The livermush sandwich is life-changing – if your life has heretofore shied from that local delicacy. It’s got everything: crunch and give, sharp and sweet, court and spark. A slice of the stuff, perfectly cooked, rests with a creamy egg salad and brightly dresses arugula on a length of chewy ciabatta. Perfect.
The porchetta sandwich, if you’re particular about your regional Italian fare, would be closer to the Florentine lampredotto (chopped tripe on a roll with parsley sauce that has a kick) than porchetta (slabs of juicy roasted pork, with plenty of fat). This is thinly-cut-up pork belly, which results in tendrils of chewy resistance along with the occasional sweet bite, and puts it on brioche with aioli and chimichurri.

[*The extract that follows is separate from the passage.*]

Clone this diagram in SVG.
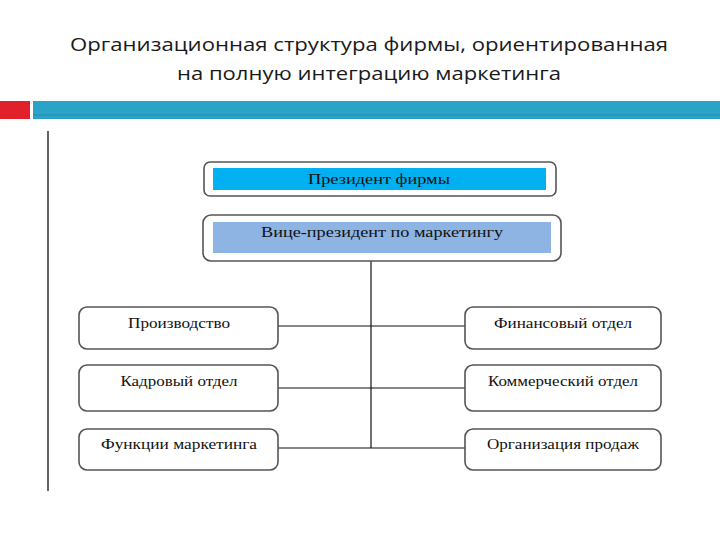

Its sum is greater than its parts, but it misses the lush, porky essence, and though servers tell you it’s “a little fattier” than you might expect, I think most people would still be surprised.
“Shrimp toast” is equally surprising, but not in a bad way: The menu doesn’t tell you they’re cooked with beer, nor that the texture is nearly chunky shrimp salad, with a sriracha-tinged mayo. It’s nice, just not clearly described.
The chicken banh mi is delicious and wrong: Plenty of shredded chicken and a smear of pate don’t have enough pickled carrot and cilantro and hot pepper to hit the balance of the Vietnamese icon. The bread’s wrong, too. It’s good, just not banh mi. (I remember saying early that littleSpoon had a banh mi but wasn’t calling it that. Mea culpa.)
Don’t miss marvelous battered and fried ribbons of carrot and parsnip, dubbed root vegetable pappardelle, or #BTF, potatoes (sometimes purple!) that have been baked, torn into rough hunks and fried to crunchy edges and soft interiors.
You’ll need sides with these sandwiches, and the snacks tend to the small, so if you’re hungry and there are two of you, you’re going to be in the $40-$50 neighborhood for lunch. Breakfast, with “porridge” (steel-cut oats with quinoa and coconut milk), cinnamon toast brulee (thick slices of brioche blanketed with sugar) and “slab bacon” (Heritage Farms pork belly, house-cured, cooked to perfect char and meltiness), will be a bit less, depending on how many handle-less cups of latte or drip coffee you decide on.
Servers stay warm, despite frequent slowdowns, while the place, with heavy white crockery, good flatware wrapped in towel-like linens and wood tables with metal chairs, oozes a gold-colored light, from its bare-bulb fixtures to its hewn cabinetry.
It’s its own thing, all right, as the owner says on the website: “We aren’t necessarily reinventing the wheel here, but we are bringing a different vibe.” It’s a West Coast/L.A. thing, she says, and I buy that, though more because of the Asian food references and a laid-back-yet-self-conscious feel than from the Eminem/Dr. Dre/50 Cent “Crack a Bottle” lyrics on the drinks menu.
And about dinners? Look for those specialized ones, with details going up on the website, Vanata says, such as a January fish fry with guest Brit chef Jamie Spafford (“Sorted Food” on YouTube), and a Valentine’s Day tasting menu with Charlotte-based Toska truffles. Expect Test Kitchen Thursdays sometime in the new year, says Vanata, in which Payne and team will intro new small plates and cocktails on the first and last Thursdays of the month.